Data:
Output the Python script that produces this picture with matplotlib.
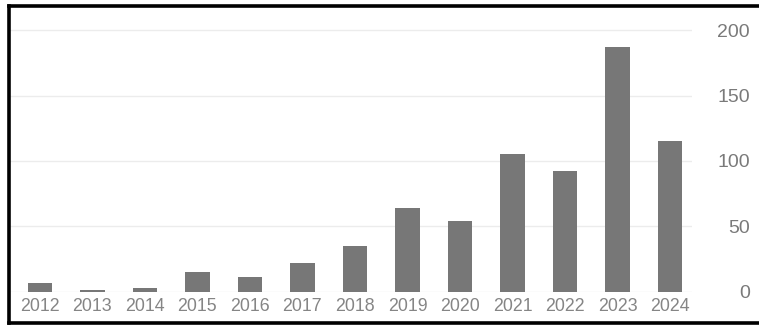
import matplotlib.pyplot as plt
from matplotlib.lines import Line2D

years = ['2012', '2013', '2014', '2015', '2016', '2017', '2018',
         '2019', '2020', '2021', '2022', '2023', '2024']
counts = [7, 1, 3, 15, 11, 22, 35, 64, 54, 105, 92, 187, 115]
yticks = [0, 50, 100, 150, 200]

plt.rcParams['font.family'] = ['Liberation Sans', 'DejaVu Sans']

fig = plt.figure(figsize=(7.59, 3.27), dpi=100)
ax = fig.add_axes([10/759, 35.3/327, 682/759, 283.7/327])

ax.bar(range(len(years)), counts, width=0.46, color='#777777', zorder=3)
ax.set_xlim(-0.57, 12.42)
ax.set_ylim(0, 216.9)
ax.set_xticks(range(len(years)))
ax.set_xticklabels(years, fontsize=12.8, color='#858585')
ax.set_yticks(yticks)
ax.yaxis.tick_right()
ax.tick_params(axis='y', length=0, pad=41.8, labelsize=14, labelcolor='#7a7a7a')
for lab in ax.get_yticklabels():
    lab.set_horizontalalignment('right')
ax.tick_params(axis='x', length=0, pad=4.5)
ax.grid(axis='y', color='#ececec', linewidth=1, zorder=0)
for s in ax.spines.values():
    s.set_visible(False)

# black frame (no right side)
W, H = 759, 327
fig.add_artist(Line2D([8.5/W, 8.5/W], [1-5.5/H, 1-323/H], color='black', lw=2.6, transform=fig.transFigure))
fig.add_artist(Line2D([8.5/W, 1], [1-5.7/H, 1-5.7/H], color='black', lw=2.6, transform=fig.transFigure))
fig.add_artist(Line2D([8.5/W, 1], [1-323/H, 1-323/H], color='black', lw=2.6, transform=fig.transFigure))

fig.savefig('out.png', dpi=100)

Requirements: Make an exact copy of the data, leaving its pictures out.

The reply:
Output the Python script that produces this picture with matplotlib.
import matplotlib.pyplot as plt
from matplotlib.lines import Line2D

years = ['2012', '2013', '2014', '2015', '2016', '2017', '2018',
         '2019', '2020', '2021', '2022', '2023', '2024']
counts = [7, 1, 3, 15, 11, 22, 35, 64, 54, 105, 92, 187, 115]
yticks = [0, 50, 100, 150, 200]

plt.rcParams['font.family'] = ['Liberation Sans', 'DejaVu Sans']

fig = plt.figure(figsize=(7.59, 3.27), dpi=100)
ax = fig.add_axes([10/759, 35.3/327, 682/759, 283.7/327])

ax.bar(range(len(years)), counts, width=0.46, color='#777777', zorder=3)
ax.set_xlim(-0.57, 12.42)
ax.set_ylim(0, 216.9)
ax.set_xticks(range(len(years)))
ax.set_xticklabels(years, fontsize=12.8, color='#858585')
ax.set_yticks(yticks)
ax.yaxis.tick_right()
ax.tick_params(axis='y', length=0, pad=41.8, labelsize=14, labelcolor='#7a7a7a')
for lab in ax.get_yticklabels():
    lab.set_horizontalalignment('right')
ax.tick_params(axis='x', length=0, pad=4.5)
ax.grid(axis='y', color='#ececec', linewidth=1, zorder=0)
for s in ax.spines.values():
    s.set_visible(False)

# black frame (no right side)
W, H = 759, 327
fig.add_artist(Line2D([8.5/W, 8.5/W], [1-5.5/H, 1-323/H], color='black', lw=2.6, transform=fig.transFigure))
fig.add_artist(Line2D([8.5/W, 1], [1-5.7/H, 1-5.7/H], color='black', lw=2.6, transform=fig.transFigure))
fig.add_artist(Line2D([8.5/W, 1], [1-323/H, 1-323/H], color='black', lw=2.6, transform=fig.transFigure))

fig.savefig('out.png', dpi=100)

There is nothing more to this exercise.